Vieques Island, Puerto Rico
What was a US Naval bombing range until just a few years ago has since become the most pristine US destination in the Caribbean. So much so that the W Hotel set up shop there; which then, of course, led to an influx of boutique hotels all around it. The W then casually added a two-level infinity pool with an underwater sound system -- which may be worth the trip alone. But it’s also home to Mosquito Bay, one of the few bioluminescent bays where visitors can kayak through the glowing water at night. Vieques hasn't quite had time to develop into a Caribbean mega-destination just yet, but thanks to its proximity to the US -- and the fact that we can get there without a passport -- its time is drawing near.

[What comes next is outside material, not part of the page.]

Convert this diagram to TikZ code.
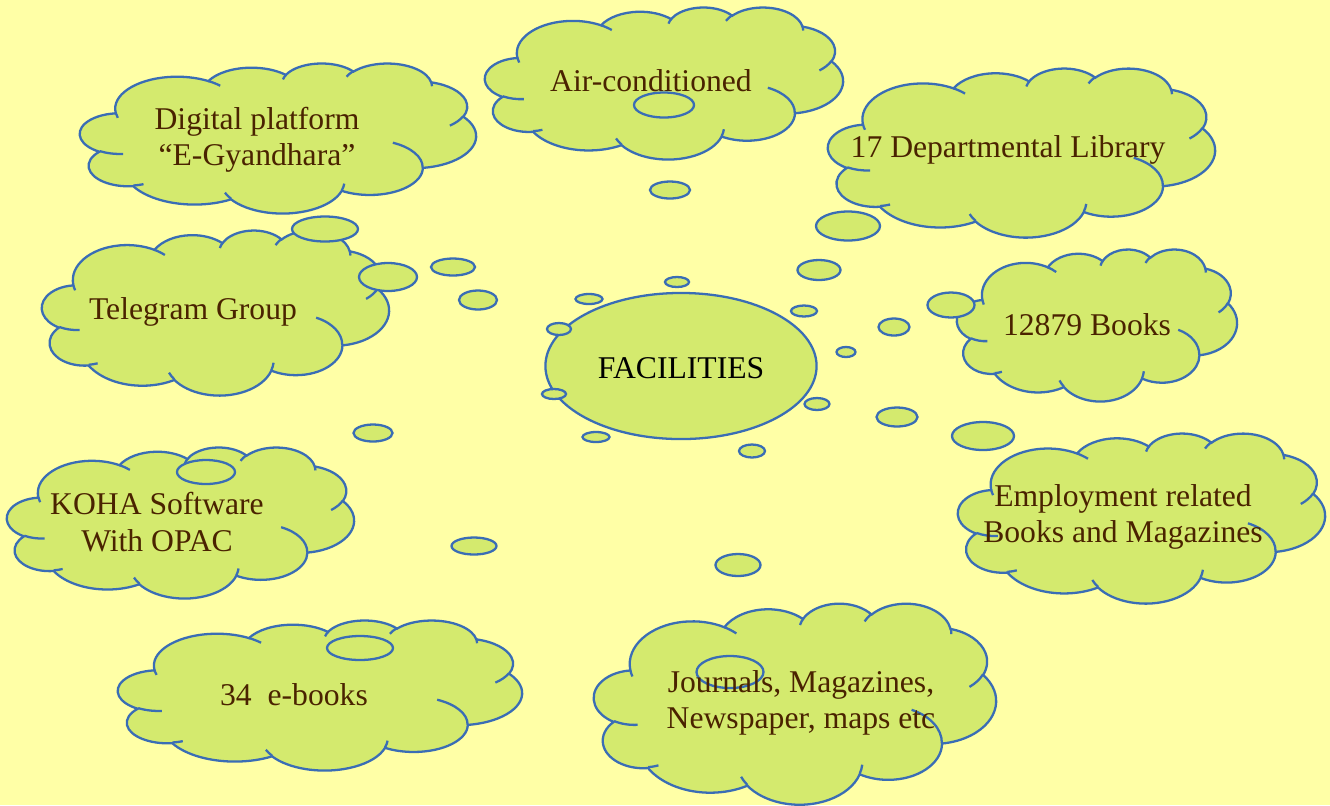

If you want to see Seattle, Portland, or Denver before $14-a-drink bars discovered them, check out Boise. The creative center of Idaho is filling the beer-and-outdoors gaps these cities left when they fell to the mass popularity. Firstly, it boasts 190 miles of single-track trails that start practically in the middle of Downtown and a 30-mile Greenbelt trail that traverses the city. Second, Boise opens brewpubs like Florida builds condos, with four new ones planned for this year, including Bozeman’s White Dog. The X-Games will be hosting a qualifier at the city’s spanking-new skate park, and Bogus Basin just pumped $4 million into summer-activity improvements. Combine all of this with the walkability and affordability bigger cities lack, and you’ve got a strong case for Boise as “the new Portland.”
San Marcos, Texas
Last year, an esteemed panel of well-traveled sommeliers declared the Texas Hill Country one of the best wine regions to visit in America. And what city sits smack in the middle of a region with more than 46 wineries between Austin and New Braunfels? San Marcos, a cool hippie enclave and home to Texas State University. Now that tourists and traffic have ruined Austin forever (just kidding ATX, we love you even when you’re bloated), many of the old-school Texans who kept it weird have flocked south to this laid-back, artsy alternative that’s been pretty much the same since the '60s. And nothing says “vacation” like lying on your back with a beer and floating down a river in the sun, an activity you can pursue on both the San Marcos and Guadalupe Rivers. And San Marcos has all the makings of a great wine-and-adventure region, with breathtaking scenery and proximity to nearly all the large Texas cities.
Charlotte, North Carolina
Outside the big three and Houston, no city in America is building more hotel rooms in 2017 than Charlotte. The city added 3,363 new rooms in 2017, and anticipates an additional 8,000 by 2020. Kimpton is bringing its brand of chic luxury accommodations here with two new properties -- one in Dilworth/South End and the other in Charlotte City Center. The culinary landscape is slowly but surely drawing big names, like Charleston’s Steve Palmer and his new Oak Steakhouse. Or just outside town in Lake Norman, Kindred was named one of 2016’s best new restaurants. Charlotte is also home to the National Whitewater Center -- sort of a natural theme park where you can whitewater raft, hike, rock climb, and mountain bike right next to the Catawba River. And it’s also built the closest thing to a Major League Baseball park in Minor League Baseball at Downtown’s BB&T Ballpark.